** Begin RECORDED INFORMATION **

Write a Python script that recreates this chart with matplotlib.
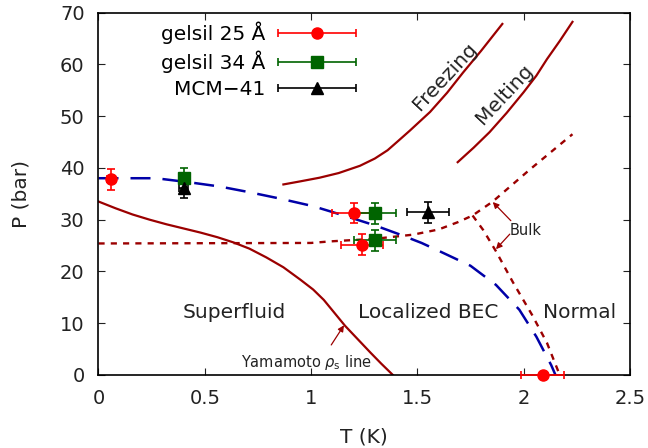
import numpy as np
import matplotlib.pyplot as plt
from matplotlib.ticker import FormatStrFormatter
from matplotlib.legend_handler import HandlerErrorbar

plt.rcParams['font.family'] = ['DejaVu Sans']
plt.rcParams['mathtext.fontset'] = 'dejavusans'

# measured points (T in K, P in bar)
g25_T = [0.06, 1.20, 1.24, 2.09]
g25_P = [37.8, 31.3, 25.2, 0.0]
g25_Terr = [0.02, 0.1, 0.1, 0.1]
g25_Perr = [2.0, 2.0, 2.0, 0.0]

g34_T = [0.40, 1.30, 1.30]
g34_P = [38.0, 31.2, 26.0]
g34_Terr = [0.02, 0.1, 0.1]
g34_Perr = [2.0, 2.0, 2.0]

mcm_T = [0.40, 1.55]
mcm_P = [36.2, 31.4]
mcm_Terr = [0.02, 0.1]
mcm_Perr = [2.0, 2.0]

# localized BEC boundary (blue dashed)
bec_T = [0.0, 0.27, 0.43, 0.57, 0.71, 0.85, 1.01, 1.17, 1.30, 1.42, 1.52, 1.61, 1.75, 1.87, 1.98, 2.06, 2.13, 2.15]
bec_P = [38.0, 38.0, 37.2, 36.4, 35.3, 34.1, 32.6, 30.6, 28.9, 27.1, 25.5, 23.8, 21.1, 17.4, 12.6, 7.4, 1.9, 0.0]

# Yamamoto rho_s line
yam_T = [0.0, 0.08, 0.16, 0.24, 0.32, 0.40, 0.48, 0.56, 0.635, 0.71, 0.79, 0.87, 0.95, 1.01, 1.06, 1.11,
         1.16, 1.22, 1.28, 1.33, 1.385]
yam_P = [33.5, 32.2, 31.0, 30.0, 29.1, 28.3, 27.5, 26.6, 25.6, 24.4, 22.7, 20.8, 18.4, 16.5, 14.5, 12.0,
         9.5, 6.9, 4.3, 2.2, 0.0]

# freezing and melting curves in the pores
frz_T = [0.87, 0.95, 1.04, 1.13, 1.23, 1.30, 1.36, 1.41, 1.465, 1.56, 1.64, 1.715, 1.80, 1.90]
frz_P = [36.8, 37.4, 38.1, 39.0, 40.4, 41.8, 43.4, 45.2, 47.2, 50.8, 54.5, 58.4, 62.6, 67.8]
mlt_T = [1.69, 1.765, 1.84, 1.92, 2.00, 2.06, 2.11, 2.17, 2.23]
mlt_P = [41.1, 43.9, 46.9, 50.6, 54.6, 57.8, 61.0, 64.5, 68.2]

# bulk helium: melting curve and lambda line
bmelt_T = [0.0, 1.0, 1.09, 1.30, 1.48, 1.60, 1.69, 1.76, 1.855, 2.03, 2.23]
bmelt_P = [25.4, 25.5, 25.8, 26.3, 27.1, 28.1, 29.5, 30.8, 33.5, 39.7, 46.5]
blam_T = [1.76, 1.81, 1.87, 1.95, 2.04, 2.11, 2.17]
blam_P = [30.8, 28.0, 23.9, 17.9, 11.6, 6.2, 0.0]

dred = '#9b0000'
blue = '#0000a8'
txt = '#222222'

fig = plt.figure(figsize=(6.48, 4.48), dpi=100)
ax = fig.add_axes([0.152, 0.163, 0.820, 0.809])

ax.plot(bmelt_T, bmelt_P, color=dred, lw=1.7, dashes=(2.6, 2.6))
ax.plot(blam_T, blam_P, color=dred, lw=1.7, dashes=(2.6, 2.6))
ax.plot(bec_T, bec_P, color=blue, lw=1.8, dashes=(8.0, 4.8))
ax.plot(yam_T, yam_P, color=dred, lw=1.6)
ax.plot(frz_T, frz_P, color=dred, lw=1.6)
ax.plot(mlt_T, mlt_P, color=dred, lw=1.6)

ek = dict(capsize=2.6, elinewidth=1.2, capthick=1.2, ls='none', ms=8, clip_on=False, zorder=5)
ax.errorbar(g25_T, g25_P, xerr=g25_Terr, yerr=g25_Perr, fmt='o', color='#ff0000', **ek)
ax.errorbar(g34_T, g34_P, xerr=g34_Terr, yerr=g34_Perr, fmt='s', color='#006400', **ek)
ax.errorbar(mcm_T, mcm_P, xerr=mcm_Terr, yerr=mcm_Perr, fmt='^', color='black', **ek)

# legend handles only show the horizontal bar
hk = dict(capsize=2.6, elinewidth=1.2, capthick=1.2, ms=8)
h1 = ax.errorbar([np.nan], [np.nan], xerr=[0.1], fmt='o', color='#ff0000', **hk)
h2 = ax.errorbar([np.nan], [np.nan], xerr=[0.1], fmt='s', color='#006400', **hk)
h3 = ax.errorbar([np.nan], [np.nan], xerr=[0.1], fmt='^', color='black', **hk)
ax.legend([h1, h2, h3], ['gelsil 25 Å', 'gelsil 34 Å', 'MCM\u221241'], markerfirst=False,
          handler_map={type(h1): HandlerErrorbar(xerr_size=1.95)},
          frameon=False, fontsize=14.5, handlelength=4.0, handletextpad=0.55, labelspacing=0.32,
          loc='upper right', bbox_to_anchor=(0.487, 0.974), borderaxespad=0, borderpad=0)

ax.text(0.637, 12, 'Superfluid', fontsize=14.5, ha='center', va='center', color=txt)
ax.text(1.55, 12, 'Localized BEC', fontsize=14.5, ha='center', va='center', color=txt)
ax.text(2.265, 12, 'Normal', fontsize=14.5, ha='center', va='center', color=txt)
ax.text(1.63, 57.6, 'Freezing', fontsize=14.5, rotation=47, ha='center', va='center', color=txt)
ax.text(1.91, 54.2, 'Melting', fontsize=14.5, rotation=47, ha='center', va='center', color=txt)

ax.text(2.01, 27.9, 'Bulk', fontsize=10.5, ha='center', va='center', color=txt)
ap = dict(arrowstyle='-|>', color=dred, lw=0.9, mutation_scale=9, shrinkA=0, shrinkB=0)
ax.annotate('', xy=(1.855, 33.4), xytext=(1.94, 29.8), arrowprops=ap)
ax.annotate('', xy=(1.87, 24.3), xytext=(1.935, 27.2), arrowprops=ap)

ax.text(0.98, 2.4, r'Yamamoto $\rho_\mathrm{s}$ line', fontsize=10.5, ha='center', va='center', color=txt)
ax.annotate('', xy=(1.155, 9.6), xytext=(1.095, 5.8), arrowprops=ap)

ax.set_xlim(0, 2.5)
ax.set_ylim(0, 70)
ax.set_xticks([0, 0.5, 1, 1.5, 2, 2.5])
ax.set_yticks(range(0, 71, 10))
ax.xaxis.set_major_formatter(FormatStrFormatter('%g'))
ax.tick_params(direction='in', top=True, right=True, length=5, labelsize=14, pad=10, colors=txt)
for s in ax.spines.values():
    s.set_linewidth(1.2)
ax.set_xlabel('T (K)', fontsize=14.5, color=txt, labelpad=14)
ax.set_ylabel('P (bar)', fontsize=14.5, color=txt, labelpad=21)

fig.savefig('out.png', dpi=100)
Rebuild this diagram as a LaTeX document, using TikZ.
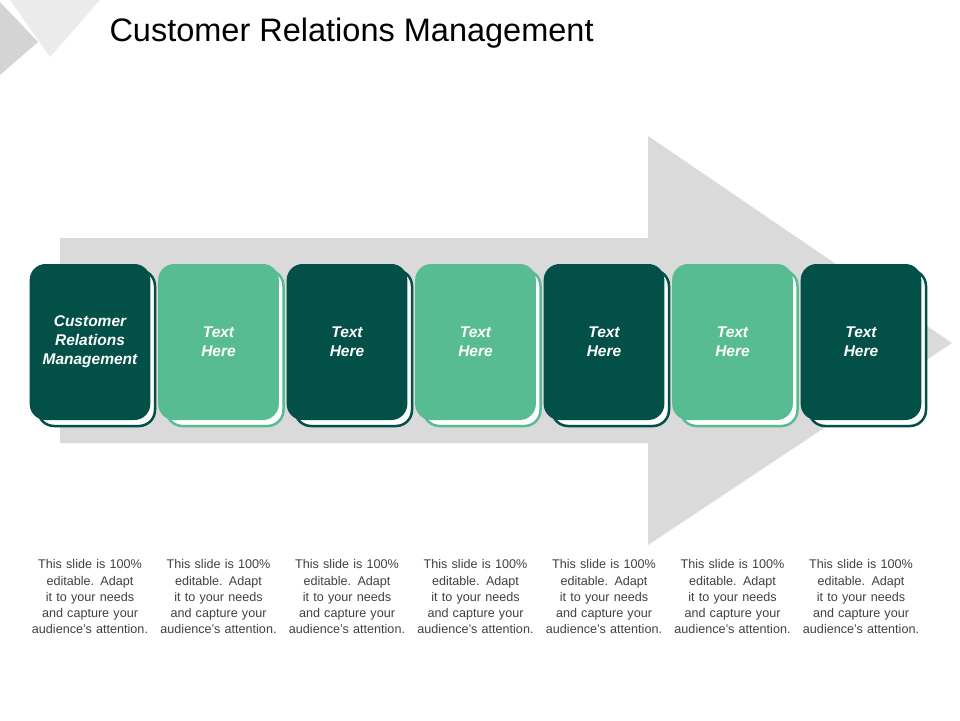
\documentclass[tikz,border=0pt]{standalone}
\usepackage{fontspec}
\setmainfont{Liberation Sans}
\usetikzlibrary{positioning}
\definecolor{darkgreen}{RGB}{2,80,72}
\definecolor{lightgreen}{RGB}{88,188,146}
\definecolor{arrowgray}{RGB}{218,218,218}
\tikzstyle{card} = [rectangle, rounded corners = 16pt, minimum width = 117pt, minimum height = 156pt, text width = 114pt, align = center, text = white, font = \fontsize{15.5}{19}\selectfont\bfseries\itshape]
\tikzstyle{backcard} = [rectangle, rounded corners = 16pt, minimum width = 117pt, minimum height = 156pt, fill = white, line width = 2.5pt]
\tikzstyle{note} = [text width = 132pt, align = center, font = \fontsize{12.6}{16.2}\selectfont, text = black!75]
\begin{document}
\begin{tikzpicture}[x=1pt, y=-1pt]
	\useasboundingbox (0,0) rectangle (960,720);

	% corner decoration
	\fill[black!8] (10,0) -- (100,0) -- (50,57) -- cycle;
	\fill[black!17] (0,2) -- (38,42) -- (0,75) -- cycle;

	% title
	\node[anchor = west, font = \fontsize{32.5}{38}\selectfont] (title) at (106,33) {Customer Relations Management};

	% big arrow
	\fill[arrowgray] (60,238) -- (648,238) -- (648,136) -- (952,343) -- (648,545) -- (648,443) -- (60,443) -- cycle;

	% cards
	\foreach \i/\col/\txt in {0/darkgreen/{Customer\\Relations\\Management}, 1/lightgreen/{Text\\Here}, 2/darkgreen/{Text\\Here}, 3/lightgreen/{Text\\Here}, 4/darkgreen/{Text\\Here}, 5/lightgreen/{Text\\Here}, 6/darkgreen/{Text\\Here}} {
		\node[backcard, draw = \col] (back\i) at ({96.5+128.5*\i},348) {};
		\node[card, fill = \col] (card\i) at ({90+128.5*\i},342) {\txt};
		\node[note, below = 136pt of card\i.south, anchor = north] (note\i) {This slide is 100\% editable. Adapt it to your needs and capture your audience's attention.};
	}

\end{tikzpicture}
\end{document}
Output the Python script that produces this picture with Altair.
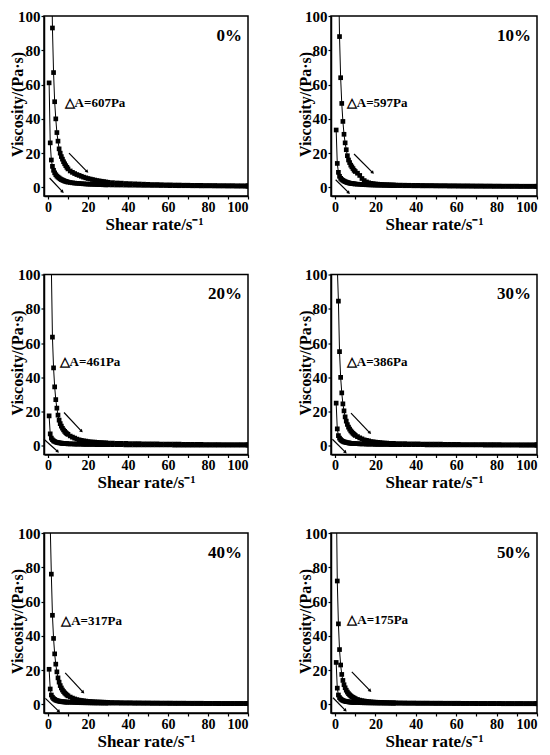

** End RECORDED INFORMATION **

### TASK BRIEF
Without the pictures, return the listing above from its first line through the line that has "plt.rcParams['mathtext.fontset'] = 'dejavusans'".

### THE SOLUTION
Write a Python script that recreates this chart with matplotlib.
import numpy as np
import matplotlib.pyplot as plt
from matplotlib.ticker import FormatStrFormatter
from matplotlib.legend_handler import HandlerErrorbar

plt.rcParams['font.family'] = ['DejaVu Sans']
plt.rcParams['mathtext.fontset'] = 'dejavusans'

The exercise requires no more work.